- Date: 31 July 2019
- Author: Michele Kuruc, Vice President, Ocean Policy
Turtles entangled in plastic bags; whales dead and filled with plastic; sea lions trapped in six-pack rings: when images like these go viral, we’re motivated to do whatever we can to help ocean wildlife. Companies that produce and use plastic have opportunities to make and keep commitments to eliminate plastics in nature, but what if you’re not in the plastics business?
Plastics makers and commercial plastics buyers aren’t the only businesses that can save marine life. In fact, there is one sector that can have an even larger impact—seafood.
Plastics aren’t killing as much wildlife as unsustainable fishing
What we eat from the ocean impacts the marine world more than the single-use plastics that accompany our food.
Unsustainable fishing remains the single largest driver of declines in ocean wildlife. Currently, one third of the world’s assessed fish stocks have been pushed past their limits and are overfished or depleted. The rest most likely can’t afford the added pressure that would come with increasing catches. Irresponsible fishing has also led to declines in vulnerable populations of shark, turtles, and whales.
Sadly, this isn’t breaking news. But the problem is harder to visualize, so it doesn’t make headlines and garner consumers’ attention as often as plastics do. While there has been a coordinated effort to do something, the sustainable fishing movement needs more champions. Businesses that buy, sell, and trade in seafood can leverage their market power and step up and become leaders, achieving important conservation goals while simultaneously helping their businesses.
Sustainable fishing is a pathway to environmental and economic security
Fishing is a foundation of security for hundreds of millions of people in coastal communities. When effectively managed, fish stocks support livelihoods, provide food, and help maintain balance in critical coastal ecosystems. When ocean life flourishes, communities flourish.
Companies that buy and sell seafood can protect vulnerable marine populations while supporting local communities.
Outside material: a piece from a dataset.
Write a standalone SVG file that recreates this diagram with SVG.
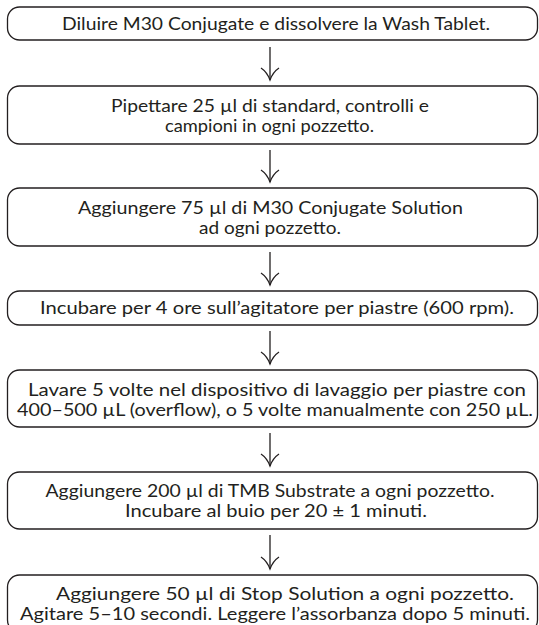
<svg xmlns="http://www.w3.org/2000/svg" width="539" height="625" viewBox="0 0 539 625">
<defs>
<style>
.box{fill:#ffffff;stroke:#231f20;stroke-width:1.3}
.t{font-family:Lato,"Open Sans","Liberation Sans",sans-serif;font-size:16.5px;fill:#231f20;text-anchor:middle}
.c line{stroke:#231f20;stroke-width:1.3}
.c path{fill:none;stroke:#231f20;stroke-width:1.3;stroke-linejoin:miter}
</style>
</defs>
<rect width="539" height="625" fill="#ffffff"/>
<g class="c" id="connectors">
<line x1="270" y1="47" x2="270" y2="80"/><path d="M261,68 Q267,72 270,80 Q273,72 279,68"/>
<line x1="270" y1="150" x2="270" y2="182"/><path d="M261,170 Q267,174 270,182 Q273,174 279,170"/>
<line x1="270" y1="252" x2="270" y2="285"/><path d="M261,273 Q267,277 270,285 Q273,277 279,273"/>
<line x1="270" y1="331" x2="270" y2="364"/><path d="M261,352 Q267,356 270,364 Q273,356 279,352"/>
<line x1="270" y1="433" x2="270" y2="466"/><path d="M261,454 Q267,458 270,466 Q273,458 279,454"/>
<line x1="270" y1="535" x2="270" y2="569"/><path d="M261,557 Q267,561 270,569 Q273,561 279,557"/>
</g>
<g id="step1"><rect class="box" x="7.5" y="7" width="530" height="33" rx="12"/>
<text class="t" x="276" y="30" textLength="428" lengthAdjust="spacingAndGlyphs">Diluire M30 Conjugate e dissolvere la Wash Tablet.</text></g>
<g id="step2"><rect class="box" x="7.5" y="86" width="530" height="58" rx="12"/>
<text class="t" x="270" y="111.5" textLength="318" lengthAdjust="spacingAndGlyphs">Pipettare 25 µl di standard, controlli e</text>
<text class="t" x="269.5" y="131.5" textLength="209" lengthAdjust="spacingAndGlyphs">campioni in ogni pozzetto.</text></g>
<g id="step3"><rect class="box" x="7.5" y="188" width="530" height="58" rx="12"/>
<text class="t" x="270.5" y="213.5" textLength="385" lengthAdjust="spacingAndGlyphs">Aggiungere 75 µl di M30 Conjugate Solution</text>
<text class="t" x="270" y="233.5" textLength="142" lengthAdjust="spacingAndGlyphs">ad ogni pozzetto.</text></g>
<g id="step4"><rect class="box" x="7.5" y="291" width="530" height="34" rx="12"/>
<text class="t" x="277" y="314" textLength="474" lengthAdjust="spacingAndGlyphs">Incubare per 4 ore sull’agitatore per piastre (600 rpm).</text></g>
<g id="step5"><rect class="box" x="7.5" y="370" width="530" height="57" rx="12"/>
<text class="t" x="277" y="395.5" textLength="498" lengthAdjust="spacingAndGlyphs">Lavare 5 volte nel dispositivo di lavaggio per piastre con</text>
<text class="t" x="275" y="415.5" textLength="516" lengthAdjust="spacingAndGlyphs">400–500 µL (overflow), o 5 volte manualmente con 250 µL.</text></g>
<g id="step6"><rect class="box" x="7.5" y="472" width="530" height="57" rx="12"/>
<text class="t" x="270" y="497" textLength="449" lengthAdjust="spacingAndGlyphs">Aggiungere 200 µl di TMB Substrate a ogni pozzetto.</text>
<text class="t" x="276" y="517" textLength="302" lengthAdjust="spacingAndGlyphs">Incubare al buio per 20 ± 1 minuti.</text></g>
<g id="step7"><rect class="box" x="7.5" y="575" width="530" height="57" rx="12"/>
<text class="t" x="285" y="600" textLength="458" lengthAdjust="spacingAndGlyphs">Aggiungere 50 µl di Stop Solution a ogni pozzetto.</text>
<text class="t" x="275" y="620" textLength="510" lengthAdjust="spacingAndGlyphs">Agitare 5–10 secondi. Leggere l’assorbanza dopo 5 minuti.</text></g>
</svg>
They do this by prioritizing purchases from fisheries that are actively working to improve practices, which can be benchmarked against requirements of independent third-party assessment schemes like the Marine Stewardship Council.
Fishery improvement projects can address how fishing is managed, limit the bycatch of vulnerable marine species by modifying fishing gear and practices, and enhance the collection of data on fishing. These improvements can be made at the appropriate scale, whether that is local, regional, or international. Support from the marketplace can incentivize progress on an accelerated timeline.
Improving how the world fishes the ocean is critical but without a transparent supply chain there will never be the accountability necessary to stop unsustainable fishing practices altogether.
Commitments are only as useful as they are transparent
The fishing industry and governments are already using technology to track vessels and trade, ensure legality, and enforce compliance with rules. While there is a lot of information being collected, and some of it is being put to use, we’re not maximizing the potential of this data to curb unsustainable fishing.
The latest frontier of ocean conservation is creating uniformity of data throughout the supply chain, including how it is collected and shared. Industry is leading the design of standards through the Global Dialogue on Seafood Traceability, which includes participation from seven of the world’s 10 largest seafood production companies with combined seafood sales of well over $35 billion per year.
The dialogue is set to deliver its voluntary standards early next year to enable interoperability, lower costs, and improve the reliability of traceability systems, while substantially raising demand for transparent supply chains.
Plastics may pull at the heartstrings, but it’s not the only problem leading to declines in marine populations. Businesses in the seafood sector have an opportunity to lead on ocean conservation simply by spending wisely—transforming your supply chain in a way that prioritizes sustainable fishing is a response to declining populations of marine life that is well within your control.
And do cut back on single-use plastics in your office and home, too. Every little bit helps.